Öldüm de Uyandım Gülüm!
Ölümün her fani için beklenen bir son olması, onu diğer canlıların gözünde sevimli kılmadığı gibi sıradanlaştırmaz da. İnsan aklının idrakten aciz olduğu bir sistematik içerisinde güncel olmasına rağmen pek de aldırış etmeyiz ölüme. Ölenle olan hısımlık (Sadece kan veya sıhrî hısımlık değildir kastedilen) derecesi irkilme katsayısında belirleyicidir. İşte böyle bir ölüm kompozisyonu 2009 senesinin hüsran senesi olarak nitelenmesine fazlasıyla yetecek durumdadır. Zira henüz baharın arifesiydi ki, merhum şehit Muhsin Yazıcıoğlu 2009 Mart’ının 25’i Çarşamba günü Keş Dağları’nın beyaz örtüsünde Rahmet-i Rahman’a (Sonsuzluğun Sahibine) ulaşıyordu. Mevlana’nın ifadesiyle istikamet üzere geçirilen bir ömrün hitamında, kendisi tebessüm ederken, ardında milyonları ağlamaklı bırakarak gidiyordu. Ahlâk-ı Muhammedî üzere olmanın tesis ettiği tabii rabıtanın yüklediği mesuliyetin tarihe ve gönüllere nakşettiği Şeb-i Aruz misali bir ölüm.
Bahar geldi geçti. Ardından da yaz.
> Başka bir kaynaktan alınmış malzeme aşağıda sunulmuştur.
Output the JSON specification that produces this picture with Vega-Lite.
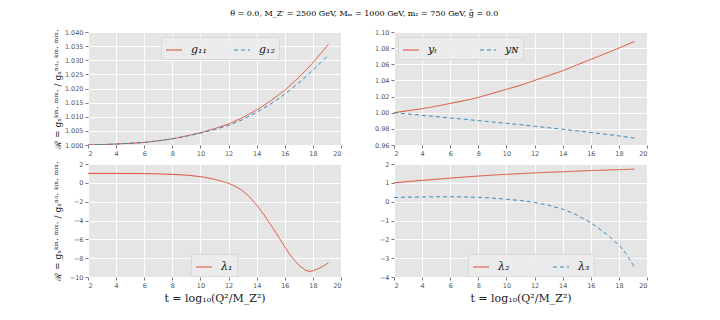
{
  "$schema": "https://vega.github.io/schema/vega-lite/v6.json",
  "background": "white",
  "padding": {"left": 52, "top": 9, "right": 5, "bottom": 5},
  "title": {"text": "θ = 0.0,  M_Z′ = 2500 GeV,  Mₘ = 1000 GeV,   m₂ = 750 GeV,  g̃ = 0.0", "font": "DejaVu Serif", "fontSize": 8, "fontWeight": "normal", "color": "#000", "anchor": "middle", "offset": 11, "dx": 14},
  "datasets": {
    "tl": [
      {"t": 2, "v": 1.0, "s": "g₁₁"}, {"t": 3, "v": 1.00015, "s": "g₁₁"}, {"t": 4, "v": 1.00035, "s": "g₁₁"}, {"t": 5, "v": 1.0006, "s": "g₁₁"}, {"t": 6, "v": 1.0009, "s": "g₁₁"}, {"t": 7, "v": 1.0015, "s": "g₁₁"}, {"t": 8, "v": 1.0022, "s": "g₁₁"}, {"t": 9, "v": 1.0032, "s": "g₁₁"}, {"t": 10, "v": 1.00435, "s": "g₁₁"}, {"t": 11, "v": 1.0058, "s": "g₁₁"}, {"t": 12, "v": 1.0074, "s": "g₁₁"}, {"t": 13, "v": 1.0097, "s": "g₁₁"}, {"t": 14, "v": 1.0124, "s": "g₁₁"}, {"t": 15, "v": 1.0156, "s": "g₁₁"}, {"t": 16, "v": 1.0194, "s": "g₁₁"}, {"t": 17, "v": 1.0239, "s": "g₁₁"}, {"t": 18, "v": 1.0291, "s": "g₁₁"}, {"t": 19, "v": 1.035, "s": "g₁₁"}, {"t": 19.1, "v": 1.0356, "s": "g₁₁"},
      {"t": 2, "v": 1.0, "s": "g₁₂"}, {"t": 3, "v": 1.00015, "s": "g₁₂"}, {"t": 4, "v": 1.00035, "s": "g₁₂"}, {"t": 5, "v": 1.0006, "s": "g₁₂"}, {"t": 6, "v": 1.0009, "s": "g₁₂"}, {"t": 7, "v": 1.0015, "s": "g₁₂"}, {"t": 8, "v": 1.00215, "s": "g₁₂"}, {"t": 9, "v": 1.0031, "s": "g₁₂"}, {"t": 10, "v": 1.0042, "s": "g₁₂"}, {"t": 11, "v": 1.0055, "s": "g₁₂"}, {"t": 12, "v": 1.0069, "s": "g₁₂"}, {"t": 13, "v": 1.009, "s": "g₁₂"}, {"t": 14, "v": 1.0116, "s": "g₁₂"}, {"t": 15, "v": 1.0145, "s": "g₁₂"}, {"t": 16, "v": 1.018, "s": "g₁₂"}, {"t": 17, "v": 1.022, "s": "g₁₂"}, {"t": 18, "v": 1.0265, "s": "g₁₂"}, {"t": 19, "v": 1.0313, "s": "g₁₂"}, {"t": 19.1, "v": 1.0318, "s": "g₁₂"}
    ],
    "tr": [
      {"t": 2, "v": 1.0, "s": "yₜ"}, {"t": 3, "v": 1.0025, "s": "yₜ"}, {"t": 4, "v": 1.005, "s": "yₜ"}, {"t": 5, "v": 1.008, "s": "yₜ"}, {"t": 6, "v": 1.0115, "s": "yₜ"}, {"t": 7, "v": 1.015, "s": "yₜ"}, {"t": 8, "v": 1.019, "s": "yₜ"}, {"t": 9, "v": 1.024, "s": "yₜ"}, {"t": 10, "v": 1.029, "s": "yₜ"}, {"t": 11, "v": 1.034, "s": "yₜ"}, {"t": 12, "v": 1.04, "s": "yₜ"}, {"t": 13, "v": 1.046, "s": "yₜ"}, {"t": 14, "v": 1.052, "s": "yₜ"}, {"t": 15, "v": 1.059, "s": "yₜ"}, {"t": 16, "v": 1.066, "s": "yₜ"}, {"t": 17, "v": 1.073, "s": "yₜ"}, {"t": 18, "v": 1.08, "s": "yₜ"}, {"t": 19, "v": 1.0875, "s": "yₜ"}, {"t": 19.1, "v": 1.088, "s": "yₜ"},
      {"t": 2, "v": 1.0, "s": "yɴ"}, {"t": 3, "v": 0.9984, "s": "yɴ"}, {"t": 4, "v": 0.9968, "s": "yɴ"}, {"t": 5, "v": 0.9952, "s": "yɴ"}, {"t": 6, "v": 0.9935, "s": "yɴ"}, {"t": 7, "v": 0.9919, "s": "yɴ"}, {"t": 8, "v": 0.9902, "s": "yɴ"}, {"t": 9, "v": 0.9885, "s": "yɴ"}, {"t": 10, "v": 0.9868, "s": "yɴ"}, {"t": 11, "v": 0.9851, "s": "yɴ"}, {"t": 12, "v": 0.9833, "s": "yɴ"}, {"t": 13, "v": 0.9814, "s": "yɴ"}, {"t": 14, "v": 0.9795, "s": "yɴ"}, {"t": 15, "v": 0.9775, "s": "yɴ"}, {"t": 16, "v": 0.9755, "s": "yɴ"}, {"t": 17, "v": 0.9734, "s": "yɴ"}, {"t": 18, "v": 0.9712, "s": "yɴ"}, {"t": 19, "v": 0.9688, "s": "yɴ"}, {"t": 19.1, "v": 0.9685, "s": "yɴ"}
    ],
    "bl": [
      {"t": 2, "v": 1.0, "s": "λ₁"}, {"t": 3, "v": 1.0, "s": "λ₁"}, {"t": 4, "v": 1.0, "s": "λ₁"}, {"t": 5, "v": 0.99, "s": "λ₁"}, {"t": 6, "v": 0.98, "s": "λ₁"}, {"t": 7, "v": 0.95, "s": "λ₁"}, {"t": 8, "v": 0.9, "s": "λ₁"}, {"t": 9, "v": 0.82, "s": "λ₁"}, {"t": 10, "v": 0.66, "s": "λ₁"}, {"t": 10.5, "v": 0.53, "s": "λ₁"}, {"t": 11, "v": 0.38, "s": "λ₁"}, {"t": 11.5, "v": 0.18, "s": "λ₁"}, {"t": 12, "v": -0.05, "s": "λ₁"}, {"t": 12.5, "v": -0.38, "s": "λ₁"}, {"t": 13, "v": -0.85, "s": "λ₁"}, {"t": 13.5, "v": -1.5, "s": "λ₁"}, {"t": 14, "v": -2.35, "s": "λ₁"}, {"t": 14.5, "v": -3.35, "s": "λ₁"}, {"t": 15, "v": -4.45, "s": "λ₁"}, {"t": 15.5, "v": -5.6, "s": "λ₁"}, {"t": 16, "v": -6.8, "s": "λ₁"}, {"t": 16.5, "v": -7.9, "s": "λ₁"}, {"t": 17, "v": -8.75, "s": "λ₁"}, {"t": 17.5, "v": -9.3, "s": "λ₁"}, {"t": 17.75, "v": -9.4, "s": "λ₁"}, {"t": 18, "v": -9.35, "s": "λ₁"}, {"t": 18.5, "v": -9.05, "s": "λ₁"}, {"t": 19, "v": -8.6, "s": "λ₁"}, {"t": 19.1, "v": -8.5, "s": "λ₁"}
    ],
    "br": [
      {"t": 2, "v": 1.0, "s": "λ₂"}, {"t": 3, "v": 1.07, "s": "λ₂"}, {"t": 4, "v": 1.13, "s": "λ₂"}, {"t": 5, "v": 1.19, "s": "λ₂"}, {"t": 6, "v": 1.25, "s": "λ₂"}, {"t": 7, "v": 1.31, "s": "λ₂"}, {"t": 8, "v": 1.36, "s": "λ₂"}, {"t": 9, "v": 1.41, "s": "λ₂"}, {"t": 10, "v": 1.45, "s": "λ₂"}, {"t": 11, "v": 1.49, "s": "λ₂"}, {"t": 12, "v": 1.53, "s": "λ₂"}, {"t": 13, "v": 1.56, "s": "λ₂"}, {"t": 14, "v": 1.59, "s": "λ₂"}, {"t": 15, "v": 1.62, "s": "λ₂"}, {"t": 16, "v": 1.65, "s": "λ₂"}, {"t": 17, "v": 1.675, "s": "λ₂"}, {"t": 18, "v": 1.7, "s": "λ₂"}, {"t": 19, "v": 1.725, "s": "λ₂"}, {"t": 19.1, "v": 1.73, "s": "λ₂"},
      {"t": 2, "v": 0.22, "s": "λ₃"}, {"t": 3, "v": 0.24, "s": "λ₃"}, {"t": 4, "v": 0.25, "s": "λ₃"}, {"t": 5, "v": 0.26, "s": "λ₃"}, {"t": 6, "v": 0.26, "s": "λ₃"}, {"t": 7, "v": 0.25, "s": "λ₃"}, {"t": 8, "v": 0.23, "s": "λ₃"}, {"t": 9, "v": 0.19, "s": "λ₃"}, {"t": 10, "v": 0.13, "s": "λ₃"}, {"t": 11, "v": 0.06, "s": "λ₃"}, {"t": 12, "v": -0.04, "s": "λ₃"}, {"t": 13, "v": -0.19, "s": "λ₃"}, {"t": 14, "v": -0.4, "s": "λ₃"}, {"t": 15, "v": -0.7, "s": "λ₃"}, {"t": 16, "v": -1.12, "s": "λ₃"}, {"t": 17, "v": -1.65, "s": "λ₃"}, {"t": 18, "v": -2.3, "s": "λ₃"}, {"t": 18.5, "v": -2.75, "s": "λ₃"}, {"t": 19, "v": -3.35, "s": "λ₃"}, {"t": 19.1, "v": -3.5, "s": "λ₃"}
    ]
  },
  "columns": 2,
  "spacing": {"row": 3, "column": 32},
  "concat": [
    {
      "width": 253, "height": 113,
      "data": {"name": "tl"},
      "mark": {"type": "line", "strokeWidth": 1, "clip": true},
      "encoding": {
        "x": {"field": "t", "type": "quantitative", "scale": {"domain": [2, 20], "nice": false}, "axis": {"values": [2, 4, 6, 8, 10, 12, 14, 16, 18, 20], "title": null}},
        "y": {"field": "v", "type": "quantitative", "scale": {"domain": [1.0, 1.04], "zero": false, "nice": false}, "axis": {"values": [1.0, 1.005, 1.01, 1.015, 1.02, 1.025, 1.03, 1.035, 1.04], "format": ".3f", "title": "ℛ = gₓᵏⁱⁿ· ᵐⁱˣ· / gₓⁿᵒ· ᵏⁱⁿ· ᵐⁱˣ·", "minExtent": 22, "maxExtent": 22, "titlePadding": 4}},
        "color": {"field": "s", "type": "nominal", "scale": {"domain": ["g₁₁", "g₁₂"], "range": ["#E24A33", "#348ABD"]}, "legend": {"title": null, "orient": "none", "legendX": 73, "legendY": 5, "direction": "horizontal", "columnPadding": 24}},
        "strokeDash": {"field": "s", "type": "nominal", "scale": {"domain": ["g₁₁", "g₁₂"], "range": [[1, 0], [4, 3]]}, "legend": {"title": null, "orient": "none", "legendX": 73, "legendY": 5, "direction": "horizontal", "columnPadding": 24}}
      }
    },
    {
      "width": 253, "height": 113,
      "data": {"name": "tr"},
      "mark": {"type": "line", "strokeWidth": 1, "clip": true},
      "encoding": {
        "x": {"field": "t", "type": "quantitative", "scale": {"domain": [2, 20], "nice": false}, "axis": {"values": [2, 4, 6, 8, 10, 12, 14, 16, 18, 20], "title": null}},
        "y": {"field": "v", "type": "quantitative", "scale": {"domain": [0.96, 1.1], "zero": false, "nice": false}, "axis": {"values": [0.96, 0.98, 1.0, 1.02, 1.04, 1.06, 1.08, 1.1], "format": ".2f", "title": null, "minExtent": 20, "maxExtent": 20}},
        "color": {"field": "s", "type": "nominal", "scale": {"domain": ["yₜ", "yɴ"], "range": ["#E24A33", "#348ABD"]}, "legend": {"title": null, "orient": "none", "legendX": 4, "legendY": 5, "direction": "horizontal", "columnPadding": 40}},
        "strokeDash": {"field": "s", "type": "nominal", "scale": {"domain": ["yₜ", "yɴ"], "range": [[1, 0], [4, 3]]}, "legend": {"title": null, "orient": "none", "legendX": 4, "legendY": 5, "direction": "horizontal", "columnPadding": 40}}
      }
    },
    {
      "width": 253, "height": 113,
      "data": {"name": "bl"},
      "mark": {"type": "line", "strokeWidth": 1, "clip": true},
      "encoding": {
        "x": {"field": "t", "type": "quantitative", "scale": {"domain": [2, 20], "nice": false}, "axis": {"values": [2, 4, 6, 8, 10, 12, 14, 16, 18, 20], "title": "t = log₁₀(Q²/M_Z²)"}},
        "y": {"field": "v", "type": "quantitative", "scale": {"domain": [-10, 2], "zero": false, "nice": false}, "axis": {"values": [-10, -8, -6, -4, -2, 0, 2], "title": "ℛ = gₓᵏⁱⁿ· ᵐⁱˣ· / gₓⁿᵒ· ᵏⁱⁿ· ᵐⁱˣ·", "minExtent": 22, "maxExtent": 22, "titlePadding": 4}},
        "color": {"field": "s", "type": "nominal", "scale": {"domain": ["λ₁"], "range": ["#E24A33"]}, "legend": {"title": null, "orient": "none", "legendX": 103, "legendY": 90, "direction": "horizontal"}},
        "strokeDash": {"field": "s", "type": "nominal", "scale": {"domain": ["λ₁"], "range": [[1, 0]]}, "legend": {"title": null, "orient": "none", "legendX": 103, "legendY": 90, "direction": "horizontal"}}
      }
    },
    {
      "width": 253, "height": 113,
      "data": {"name": "br"},
      "mark": {"type": "line", "strokeWidth": 1, "clip": true},
      "encoding": {
        "x": {"field": "t", "type": "quantitative", "scale": {"domain": [2, 20], "nice": false}, "axis": {"values": [2, 4, 6, 8, 10, 12, 14, 16, 18, 20], "title": "t = log₁₀(Q²/M_Z²)"}},
        "y": {"field": "v", "type": "quantitative", "scale": {"domain": [-4, 2], "zero": false, "nice": false}, "axis": {"values": [-4, -3, -2, -1, 0, 1, 2], "title": null, "minExtent": 20, "maxExtent": 20}},
        "color": {"field": "s", "type": "nominal", "scale": {"domain": ["λ₂", "λ₃"], "range": ["#E24A33", "#348ABD"]}, "legend": {"title": null, "orient": "none", "legendX": 74, "legendY": 90, "direction": "horizontal", "columnPadding": 40}},
        "strokeDash": {"field": "s", "type": "nominal", "scale": {"domain": ["λ₂", "λ₃"], "range": [[1, 0], [4, 3]]}, "legend": {"title": null, "orient": "none", "legendX": 74, "legendY": 90, "direction": "horizontal", "columnPadding": 40}}
      }
    }
  ],
  "resolve": {"scale": {"color": "independent", "strokeDash": "independent"}},
  "config": {
    "view": {"fill": "#E5E5E5", "stroke": null},
    "axis": {"grid": true, "gridColor": "#FFFFFF", "gridWidth": 0.9, "domain": false, "ticks": true, "tickColor": "#777", "tickSize": 3, "labelColor": "#555", "labelFont": "DejaVu Sans", "labelFontSize": 6.5, "labelPadding": 2, "titleFont": "DejaVu Serif", "titleFontWeight": "normal", "titleColor": "#222"},
    "axisX": {"titleFontSize": 11, "titlePadding": 4},
    "axisY": {"titleFontSize": 9},
    "legend": {"symbolType": "stroke", "symbolSize": 256, "symbolStrokeWidth": 1.2, "labelFont": "DejaVu Serif", "labelFontStyle": "italic", "labelFontSize": 11, "labelColor": "#111", "labelOffset": 8, "fillColor": "rgba(236,236,236,0.85)", "strokeColor": "#D9D9D9", "padding": 4, "cornerRadius": 0}
  }
}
Ne baharın heyecan körükleyen tabiatı ne de yazın uzunluğunun telkin ettiği sükûnet, ayrılığın elemine derman olmadı. Amma beşer hafızasının nisyan ile maluliyeti her şeye inat edermişçesine acının dozunu zaman mesafesinin uzaklığına bağlı olarak azaltıyordu ki; neşter bir kez daha gönül tenimizle temas kurdu. Ve dostu Ahmet TEZCAN’ın “Elif gibi dosdoğru olabilmeyi başarmış, ruhunu bir çırpımlık alkışa, bir saçımlık paraya satmadan, doğru bildiğini her hâl üzere söyleyip yazabilmiş, doğru bildiklerinin yanlış çıkmasından da gocunmayıp hakikate boyun bükebilmiş insan” şeklinde tasvir ettiği ve “Çığırından çıkmış zamanda, delikanlı bir sahabe”ye[1] benzettiği Ömer Lütfi METE, henüz kışın tüm kesafetiyle kendini göstermediği 2009 senesinin 18 Kasım’ında (yine bir Çarşamba günü) Rabbine yürüyordu.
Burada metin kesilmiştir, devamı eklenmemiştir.